Thoughts of the day: Shane Battier and lettuce

  • I’ve never been mistaken as being hard-working, but I’m certainly not lazy either: I arise promptly at 5 on a daily basis, weekends included, and I shower regularly without fail.  Yet one domain where my ethic, or perhaps more appropriately, will, is lacking is that of food preparation.  I just don’t have the stomach to spend even more than the bare minimum amount of time to create a meal.  (Yes, the pun was intended.)  I think it goes back to a compulsive need to over-rationalize all of my daily actions.  I feel dirty spending more than five minutes preparing a sandwich that will take 30 seconds to consume, regardless of the enjoyment.  This mentality is very unhealthy.  In fact, I should probably seek help of some sort.  Nevertheless, due to this intrusive thought process, most of my home-prepared meals taste like utter ****.  (This is no way to live.)  For most of my adult life, a sandwich consisted of two pieces of bread, a slice of meat, a slice of cheese, and some mayo.  I never took the time to cut up vegetables.  Even the shredded pre-packaged ones, I was just too lazy to have to unzip and zip another bag in that process of meal preparation.  Anyways, I decided to go to the edge a bit last week and treat myself to a bag of shredded lettuce.  Things were looking up regarding some circumstances in my life and I thought “why not live a little?”  I sprinkled it on and by God, the taste of that first sandwich was orgasmic.  (ok, it wasn’t really that great, but when you’ve been eating what amounts to cardboard for the last 25 years, your taste buds gain a certain sensitivity.)  I’ve been using lettuce ever since and have a newfound enjoyment for lunch.  Which leads me to my main point which I’ll create another bullet for…

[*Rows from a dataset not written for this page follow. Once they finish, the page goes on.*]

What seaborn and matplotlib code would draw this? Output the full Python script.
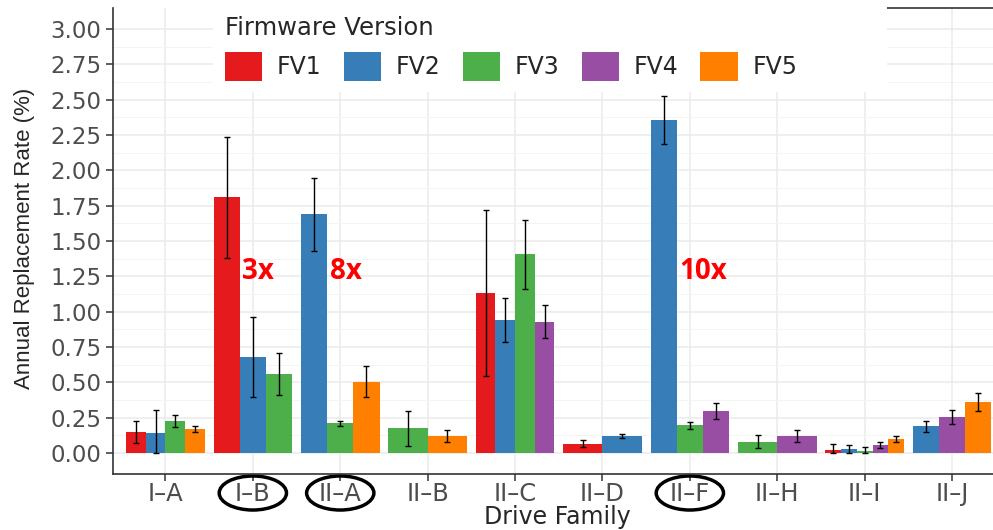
import numpy as np
import pandas as pd
import matplotlib
matplotlib.use("Agg")
import matplotlib.pyplot as plt
import seaborn as sns
from matplotlib.patches import Patch, Ellipse, Rectangle

nan = np.nan

families = ["I–A", "I–B", "II–A", "II–B", "II–C", "II–D", "II–F", "II–H", "II–I", "II–J"]
versions = ["FV1", "FV2", "FV3", "FV4", "FV5"]
colors = ["#E41A1C", "#377EB8", "#4DAF4A", "#984EA3", "#FF7F00"]

# annual replacement rate (%) and error bar ends, one list per firmware version
rate_fv1 = [0.149, 1.809, nan, nan, 1.131, 0.062, nan, nan, 0.019, nan]
low_fv1 = [0.067, 1.381, nan, nan, 0.541, 0.038, nan, nan, 0.000, nan]
high_fv1 = [0.227, 2.234, nan, nan, 1.721, 0.092, nan, nan, 0.064, nan]

rate_fv2 = [0.139, 0.678, 1.690, nan, 0.940, 0.118, 2.356, nan, 0.026, 0.189]
low_fv2 = [0.000, 0.392, 1.428, nan, 0.784, 0.102, 2.184, nan, 0.000, 0.149]
high_fv2 = [0.300, 0.959, 1.948, nan, 1.093, 0.130, 2.524, nan, 0.055, 0.227]

rate_fv3 = [0.224, 0.557, 0.210, 0.175, 1.407, nan, 0.196, 0.076, 0.012, nan]
low_fv3 = [0.180, 0.409, 0.187, 0.050, 1.159, nan, 0.170, 0.031, 0.000, nan]
high_fv3 = [0.269, 0.704, 0.227, 0.295, 1.650, nan, 0.215, 0.125, 0.043, nan]

rate_fv4 = [nan, nan, nan, nan, 0.926, nan, 0.295, 0.118, 0.055, 0.253]
low_fv4 = [nan, nan, nan, nan, 0.810, nan, 0.236, 0.076, 0.035, 0.201]
high_fv4 = [nan, nan, nan, nan, 1.044, nan, 0.350, 0.159, 0.076, 0.302]

rate_fv5 = [0.168, nan, 0.501, 0.118, nan, nan, nan, nan, 0.097, 0.359]
low_fv5 = [0.147, nan, 0.392, 0.076, nan, nan, nan, nan, 0.074, 0.295]
high_fv5 = [0.191, nan, 0.612, 0.161, nan, nan, nan, nan, 0.120, 0.423]

# highlighted families and ratio notes
circled = ["I–B", "II–A", "II–F"]
notes = ["3x", "8x", "10x"]

rates = [rate_fv1, rate_fv2, rate_fv3, rate_fv4, rate_fv5]
lows = [low_fv1, low_fv2, low_fv3, low_fv4, low_fv5]
highs = [high_fv1, high_fv2, high_fv3, high_fv4, high_fv5]

rows = []
for v, r, lo, hi in zip(versions, rates, lows, highs):
    for i, fam in enumerate(families):
        if not np.isnan(r[i]):
            rows.append({"family": fam, "pos": i, "version": v,
                         "rate": r[i], "low": lo[i], "high": hi[i]})
df = pd.DataFrame(rows)

sns.set_theme(style="white")
plt.rcParams["font.family"] = ["DejaVu Sans"]

fig = plt.figure(figsize=(9.93, 5.30), dpi=100)
ax = fig.add_axes([113 / 993, 56 / 530, 891.5 / 993, 466 / 530])
palette = dict(zip(versions, colors))

# ggplot-like dodge: bars of one family fill the whole slot
for i, fam in enumerate(families):
    sub = df[df["family"] == fam]
    order = [v for v in versions if v in set(sub["version"])]
    n_before = len(ax.patches)
    sns.barplot(data=sub, x="pos", y="rate", hue="version", hue_order=order,
                palette=[palette[v] for v in order], native_scale=True, orient="x",
                dodge=True, width=0.9, gap=0, saturation=1, errorbar=None,
                legend=False, linewidth=0, edgecolor="none", ax=ax)
    bars = sorted(ax.patches[n_before:], key=lambda p: p.get_x())
    sub = sub.set_index("version").loc[order]
    xs = [b.get_x() + b.get_width() / 2 for b in bars]
    ax.errorbar(xs, sub["rate"], yerr=[sub["rate"] - sub["low"], sub["high"] - sub["rate"]],
                fmt="none", ecolor="black", elinewidth=1.0, capsize=2.3,
                capthick=1.0, zorder=3)

ax.set_xlim(-0.6, len(families) - 0.4)
ax.set_ylim(-0.15, 3.15)
ax.set_xticks(range(len(families)))
ax.set_xticklabels(families)
yt = np.arange(0, 3.01, 0.25)
ax.set_yticks(yt)
ax.set_yticklabels(["%.2f" % t for t in yt])
ax.set_yticks(yt[:-1] + 0.125, minor=True)
ax.set_xlabel("")
ax.set_ylabel("")

ax.set_axisbelow(True)
ax.grid(which="major", color="#EBEBEB", lw=1.1)
ax.grid(which="minor", axis="y", color="#F3F3F3", lw=0.6)
ax.tick_params(axis="x", which="major", length=4.8, width=1.1, color="#333333",
               labelsize=17.5, labelcolor="#4D4D4D", pad=1.2, bottom=True)
ax.tick_params(axis="y", which="major", length=4.8, width=1.1, color="#333333",
               labelsize=16.5, labelcolor="#4D4D4D", pad=3.6, left=True)
ax.tick_params(which="minor", length=0)

for side in ["left", "bottom", "top"]:
    ax.spines[side].set_color("#333333")
    ax.spines[side].set_linewidth(1.2)
ax.spines["right"].set_visible(False)
ax.spines["top"].set_bounds(8.0, len(families) - 0.4)

for fam, note in zip(circled, notes):
    i = families.index(fam)
    ax.text(i - 0.15 + 0.03, 1.23, note, color="#FF0000", fontsize=20,
            fontweight="bold", family=["Open Sans", "DejaVu Sans"], va="baseline", ha="left")
    ax.add_patch(Ellipse((i, -0.0408), width=0.77, height=0.073,
                         transform=ax.get_xaxis_transform(), fill=False,
                         lw=2.5, ec="black", clip_on=False))

fig.text(25 / 993, 1 - 238.5 / 530, "Annual Replacement Rate (%)", rotation=90,
         ha="center", va="center", fontsize=16, family=["Liberation Sans", "DejaVu Sans"])
fig.text(557 / 993, 1 - 517 / 530, "Drive Family", ha="center", va="center", fontsize=17)

# white legend panel sitting on top of the plot
fig.add_artist(Rectangle((213 / 993, 1 - 92 / 530), 674 / 993, 92 / 530,
                         transform=fig.transFigure, facecolor="white",
                         edgecolor="none", zorder=1))
handles = [Patch(facecolor=c, edgecolor="none") for c in colors]
fig.legend(handles, versions, title="Firmware Version", ncol=5, loc="upper left",
           bbox_to_anchor=(225 / 993, 1 - 16 / 530), frameon=False, borderpad=0,
           borderaxespad=0, fontsize=17, title_fontsize=17.5, handlelength=1.57,
           handleheight=1.55, handletextpad=0.62, columnspacing=0.95,
           labelspacing=0.5, alignment="left")

fig.savefig("out.png", dpi=100)
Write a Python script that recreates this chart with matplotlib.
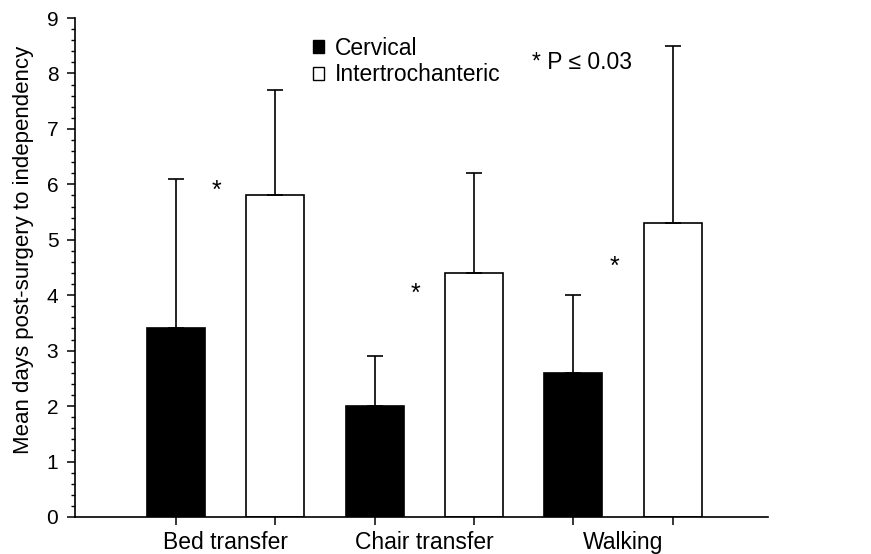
import numpy as np
import matplotlib.pyplot as plt
from matplotlib.patches import Patch
from matplotlib.ticker import MultipleLocator

plt.rcParams['font.family'] = ['Liberation Sans', 'DejaVu Sans']

categories = ['Bed transfer', 'Chair transfer', 'Walking']
cervical = [3.4, 2.0, 2.6]
cervical_sd = [2.7, 0.9, 1.4]
intertroch = [5.8, 4.4, 5.3]
intertroch_sd = [1.9, 1.8, 3.2]
star_y = [5.88, 4.02, 4.52]

fig = plt.figure(figsize=(8.71, 5.54), dpi=100)
ax = fig.add_axes([0.0861, 0.0668, 0.7956, 0.9007])

n = len(categories)
x_c = np.arange(n) * 2
x_i = x_c + 1
w = 0.585

ax.bar(x_c, cervical, w, color='black', edgecolor='black', linewidth=1.2,
       yerr=[np.zeros(n), cervical_sd], capsize=6,
       error_kw=dict(ecolor='black', elinewidth=1.2, capthick=1.2))
ax.bar(x_i, intertroch, w, color='white', edgecolor='black', linewidth=1.2,
       yerr=[np.zeros(n), intertroch_sd], capsize=6,
       error_kw=dict(ecolor='black', elinewidth=1.2, capthick=1.2))

# significance markers
for xc, ys in zip(x_c, star_y):
    ax.text(xc + 0.41, ys, '*', ha='center', va='center', fontsize=18)

ax.set_xlim(-1.017, 5.96)
ax.set_ylim(0, 9)
ax.set_xticks(np.concatenate([x_c, x_i]))
ax.set_xticklabels([])
for xc, lab in zip(x_c, categories):
    ax.text(xc + 0.5, -0.577, lab, ha='center', va='baseline', fontsize=16.5)

ax.yaxis.set_major_locator(MultipleLocator(1))
ax.yaxis.set_minor_locator(MultipleLocator(0.2))
ax.tick_params(axis='y', which='major', length=6, width=1.1, labelsize=15,
               direction='out', pad=6)
ax.tick_params(axis='y', which='minor', length=3, width=1.0, direction='out')
ax.tick_params(axis='x', length=5.5, width=1.1, direction='out')
ax.set_ylabel('Mean days post-surgery to independency', fontsize=16,
              labelpad=9, y=0.535)

for s in ['top', 'right']:
    ax.spines[s].set_visible(False)
for s in ['left', 'bottom']:
    ax.spines[s].set_linewidth(1.2)

handles = [Patch(facecolor='black', edgecolor='black', label='Cervical'),
           Patch(facecolor='white', edgecolor='black', label='Intertrochanteric')]
ax.legend(handles=handles, loc='upper left', bbox_to_anchor=(0.343, 0.962),
          frameon=False, fontsize=16.5, handlelength=0.5, handleheight=0.5,
          handletextpad=0.45, labelspacing=0.15, borderpad=0, borderaxespad=0)

ax.text(0.659, 0.91, '* P ≤ 0.03', transform=ax.transAxes, fontsize=16.5,
        ha='left', va='center')

fig.savefig('out.png', dpi=100)
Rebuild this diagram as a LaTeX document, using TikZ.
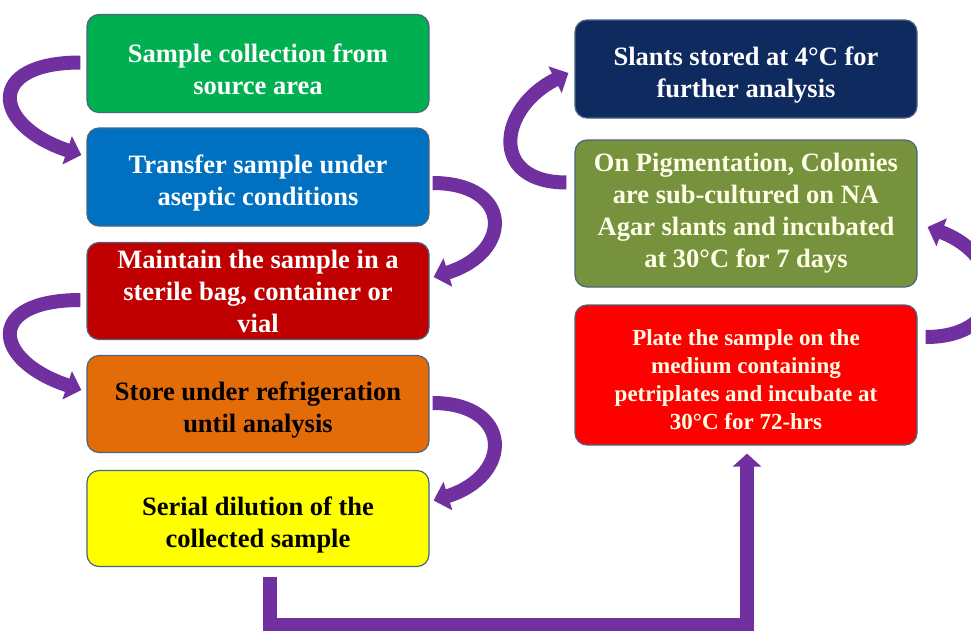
\documentclass[tikz,border=0pt]{standalone}
\usepackage{fontspec}
\setmainfont{Liberation Serif}
\usetikzlibrary{arrows.meta,calc}
\definecolor{cgreen}{HTML}{00B050}
\definecolor{cblue}{HTML}{0070C0}
\definecolor{cdred}{HTML}{C00000}
\definecolor{corange}{HTML}{E36C09}
\definecolor{cyellow}{HTML}{FFFF00}
\definecolor{cnavy}{HTML}{0F2A5E}
\definecolor{colive}{HTML}{76923C}
\definecolor{cred}{HTML}{FF0000}
\definecolor{cpurple}{HTML}{7030A0}
\definecolor{cborder}{HTML}{4A6480}
\definecolor{ccream}{HTML}{FFFFE8}
\newcommand{\tdn}[1]{\rule{0pt}{#1}}
\begin{document}
\begin{tikzpicture}[x=1pt,y=-1pt,
  box/.style={rectangle, rounded corners=12pt, draw=cborder, line width=1.2pt,
    minimum width=342pt, align=center, inner sep=0pt,
    font=\fontsize{26.5}{32}\selectfont\bfseries},
  smallbox/.style={box, font=\fontsize{23}{28}\selectfont\bfseries},
  carrow/.style={draw=cpurple, line width=14pt, -{Triangle[width=29pt,length=15pt]}},
  barrow/.style={draw=cpurple, line width=14pt, -{Triangle[width=28pt,length=13pt]}}]
\useasboundingbox (0,0) rectangle (971,630);
\clip (0,0) rectangle (971,630);
% left column
\node[box, fill=cgreen, text=white, minimum height=98pt] (G) at (258,63.5) {\tdn{31pt}Sample collection from\\source area};
\node[box, fill=cblue, text=white, minimum height=98pt] (B) at (258,177) {\tdn{31pt}Transfer sample under\\aseptic conditions};
\node[box, fill=cdred, text=white, minimum height=97pt] (DR) at (258,291) {Maintain the sample in a\\sterile bag, container or\\vial};
\node[box, fill=corange, text=black, minimum height=97pt] (O) at (258,404) {\tdn{31pt}Store under refrigeration\\until analysis};
\node[box, fill=cyellow, text=black, minimum height=96pt] (Y) at (258,518.5) {\tdn{31pt}Serial dilution of the\\collected sample};
% right column
\node[box, fill=cnavy, text=white, minimum height=98pt] (R1) at (746,69) {\tdn{31pt}Slants stored at 4°C for\\further analysis};
\node[box, fill=colive, text=ccream, minimum height=147pt] (R2) at (746,213.5) {On Pigmentation, Colonies\\are sub-cultured on NA\\Agar slants and incubated\\at 30°C for 7 days};
\node[smallbox, fill=cred, text=ccream, minimum height=140pt] (R3) at (746,375) {\tdn{25pt}Plate the sample on the\\medium containing\\petriplates and incubate at\\30°C for 72-hrs};
% curved arrows
\coordinate (s1) at ($(G.west)+(-6,-1)$);
\coordinate (e1) at ($(B.west)+(-5,-22)$);
\draw[carrow] (s1) .. controls ($(s1)+(-95,0)$) and ($(e1)+(-90,-30)$) .. (e1);
\coordinate (s2) at ($(B.east)+(3,6)$);
\coordinate (e2) at ($(DR.east)+(4,-14)$);
\draw[carrow] (s2) .. controls ($(s2)+(80,0)$) and ($(e2)+(80,-25)$) .. (e2);
\coordinate (s3) at ($(DR.west)+(-6,9)$);
\coordinate (e3) at ($(O.west)+(-5,-14)$);
\draw[carrow] (s3) .. controls ($(s3)+(-95,0)$) and ($(e3)+(-90,-30)$) .. (e3);
\coordinate (s4) at ($(O.east)+(3,-1)$);
\coordinate (e4) at ($(Y.east)+(4,-18)$);
\draw[carrow] (s4) .. controls ($(s4)+(80,0)$) and ($(e4)+(80,-25)$) .. (e4);
\coordinate (s5) at ($(R2.west)+(-8,-31)$);
\coordinate (e5) at ($(R1.west)+(-6,4)$);
\draw[carrow] (s5) .. controls ($(s5)+(-78,0)$) and ($(e5)+(-70,35)$) .. (e5);
\coordinate (s6) at ($(R3.east)+(8,-38)$);
\coordinate (e6) at ($(R2.east)+(10,13.5)$);
\draw[carrow] (s6) .. controls ($(s6)+(85,0)$) and ($(e6)+(80,30)$) .. (e6);
% bottom connector
\coordinate (c1) at ($(Y.south)+(12,10)$);
\coordinate (cb) at ($(c1)+(0,48)$);
\coordinate (c2) at ($(R3.south)+(1,8)$);
\draw[barrow] (c1) -- (cb) -| (c2);
\end{tikzpicture}
\end{document}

  • I’ve been wondering, “how can something with literally no taste make such a huge impact upon the overall taste of its surrounding elements?” (The collective groan you just heard was the other readers realizing where this is going…)  Lettuce has virtually no taste, in and of itself, but I have it here on account of some indisputable empirical evidence that it can completely manifest a new entity through its presence in a sandwich.  It suddenly hit me that this is not so unlike Shane Battier.  Battier has no discernible basketball talents and has a worse left hand than most regular people I know.  Yet when on the court, his mere presence can make a lineup fluid and cohesive and fuel it to move as one unit.  Like lettuce, you don’t quite know what he’s doing, in fact its stupefying, but he’s clearly doing something to affect the greater good.  (In honesty, this comparison didn’t immediately come to mind but was in fact rather forced, as you may have guessed, in my desire to compose some form of content in what has been the slowest time of the year.)
  • From Bosh, to Cousins, back to Bosh, to Paul, to Anthony, it’s been a summer of dashed delusions.  I would take Paul over any of the above, for what it’s worth, followed thereafter by Bosh.
  • For a team that featured Clarence Weatherspoon and Ryan Bowen as its power forward duo in an actual NBA playoff series, the current depth at the ’4′ spot is rather alarming, especially the pair of lottery picks. Upon whom would you place greater stock: Jordan Hill or Patterson?  Hill is Trevor Ariza, with the higher upside, while Patterson must be taken as Courtney Lee.  I for one saw enough from Jordan Hill last year to feel safe in concluding that he will definitely at the least have some form of impact in the NBA, despite his struggles in the summer league this July.